When thinking about how to measure marketing success, it helps to understand the difference between marketing and sales. These activities are distinct and often confused.
Marketing casts a wide net.
Marketing sends focused messaging out to the type of people you want to reach, moving fast to bring in leads, and learning from the results to tweak activity in the future. Marketing is one-to-many.
A good marketing goal focuses on the quality of the leads brought in. Did we attract the right type of people – the ones who want and will buy your product?
Sales meets the needs of individual people.
Sales relies on knowing the actual person you’re going to reach – understanding exactly who they are, why they need you, and how you’re going to guide them through the sale. You must have something they want, when they want it, the way they want it, and at a price they are willing to pay. Sales is usually one-to-one.
A good sales goal focuses on converting leads to customers and generating revenue. Did your leads take your offer? If not, why not?
Marketing goals vs sales goals
Since marketing and sales are not the same, marketing goals will look different than sales goals. Because marketing is one-to-many and focuses on bringing in the right type of people, it’s a long game. You measure marketing success in part by sales along the way, but also by other metrics like subscribers, engagement, and referrals. It often takes a year or more to recoup your marketing investment, depending on how challenging your market is and your product or service.

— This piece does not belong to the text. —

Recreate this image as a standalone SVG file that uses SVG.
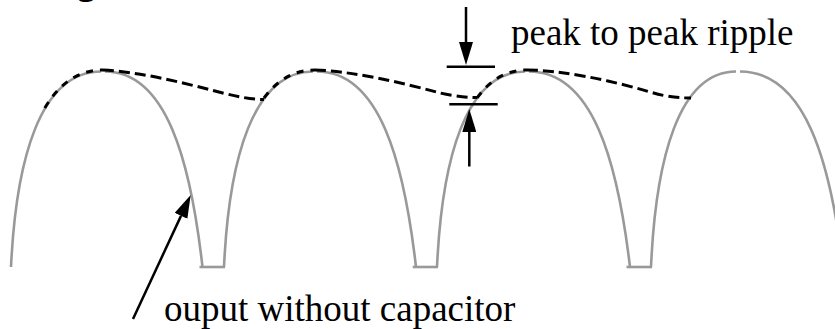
<svg xmlns="http://www.w3.org/2000/svg" width="835" height="329" viewBox="0 0 835 329">
  <style>
    .arch { fill: none; stroke: #999999; stroke-width: 2.6; stroke-linecap: butt; }
    .rise { fill: none; stroke: #000; stroke-width: 3; stroke-dasharray: 7 7; }
    .decay { fill: none; stroke: #000; stroke-width: 3; stroke-dasharray: 11 5; }
    .bar { fill: none; stroke: #000; stroke-width: 2.4; }
    .shaft { fill: none; stroke: #000; stroke-width: 2.5; }
    .lbl { font-family: 'Liberation Serif', 'Times New Roman', serif; font-size: 37px; fill: #000; }
  </style>
  <defs>
    <marker id="ah" viewBox="0 0 23 14" refX="0" refY="7" markerWidth="23" markerHeight="14" markerUnits="userSpaceOnUse" orient="auto">
      <path d="M0,0 L23,7 L0,14 Z" fill="#000"/>
    </marker>
  </defs>

  <rect x="0" y="0" width="835" height="329" fill="#fff"/>

  <text class="lbl" x="77" y="-6.5" font-family="Liberation Serif, serif" font-weight="bold">g</text>

  <g id="arches">
    <g id="arch1">
      <path class="arch" d="M11 267 C16 160, 40 71.5, 101 71.5"/>
      <path class="arch" d="M105 71.5 C166.7 71.5, 190.6 161.5, 202.5 267"/>
      <path class="arch" d="M199.5 267 H225"/>
    </g>
    <g id="arch2">
      <path class="arch" d="M224 267 C228.9 160, 252.7 71.5, 313 71.5"/>
      <path class="arch" d="M317 71.5 C379.6 71.5, 403.9 161.5, 416 267"/>
      <path class="arch" d="M412.7 267 H438"/>
    </g>
    <g id="arch3">
      <path class="arch" d="M437 267 C441.9 160, 465.4 71.5, 525 71.5"/>
      <path class="arch" d="M529 71.5 C592.9 71.5, 617.6 161.5, 630 267"/>
      <path class="arch" d="M626.5 267 H652"/>
    </g>
    <g id="arch4">
      <path class="arch" d="M651 267 C655.7 160, 678.4 71.5, 736 71.5"/>
      <path class="arch" d="M740 71.5 C805.2 71.5, 830.4 161.5, 843 267"/>
    </g>
  </g>

  <g id="envelope">
    <path class="rise" d="M44.8 108 C58.8 84.2, 77.8 70, 103 70"/>
    <path class="decay" d="M103 70 C140 72, 180 82, 215 91 C240 97.5, 252 99.5, 264 99.5"/>
    <path class="rise" d="M264 98 C277.1 80.2, 293.8 70, 315 70"/>
    <path class="decay" d="M315 70 C350 71, 400 82, 440 93 C458 97, 470 97.5, 477 97.5"/>
    <path class="rise" d="M477 98 C489.7 80.2, 506.2 70, 527 70"/>
    <path class="decay" d="M527 70 C560 70, 610 80, 650 92 C668 97.5, 682 98, 691 98"/>
  </g>

  <g id="ripple-marker">
    <path class="bar" d="M446.7 66.7 H495"/>
    <path class="bar" d="M449.3 104.3 H497.7"/>
  </g>

  <g id="connectors">
    <path class="shaft" d="M466 7 V42" marker-end="url(#ah)"/>
    <path class="shaft" d="M469.3 166.5 V132" marker-end="url(#ah)"/>
    <path class="shaft" d="M133 319 L181 215.9" stroke-width="3" marker-end="url(#ah)"/>
  </g>

  <g id="labels">
    <text class="lbl" x="511" y="45" font-family="Liberation Serif, serif">peak to peak ripple</text>
    <text class="lbl" x="164" y="321" font-family="Liberation Serif, serif">ouput without capacitor</text>
  </g>
</svg>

Sales goals depend on many factors, in addition to marketing. Making the sale requires that many pieces line up just right. Selling is a matchmaking exercise in which you provide the answer to a customer’s problem, a remedy to some pain. If your sales are disappointing, ask questions like:
- Is your product what they want? This is a positioning question: Does it meet a need or fulfill a want they have? It’s also an audience/marketing question: Are you offering it to the right people?
- Is your offer presented in the way and at the time they want it? This is a packaging question. Your customers must recognize that they have the need you are meeting.
- Is the customer willing to pay what you’re charging? This is a pricing and value question. Also, the higher the price, the harder you have to work to earn trust so customers will hand over their money.
- Does your product work? Your product must actually make good on your claims.
What questions do you have about marketing, sales, and how they complement one another?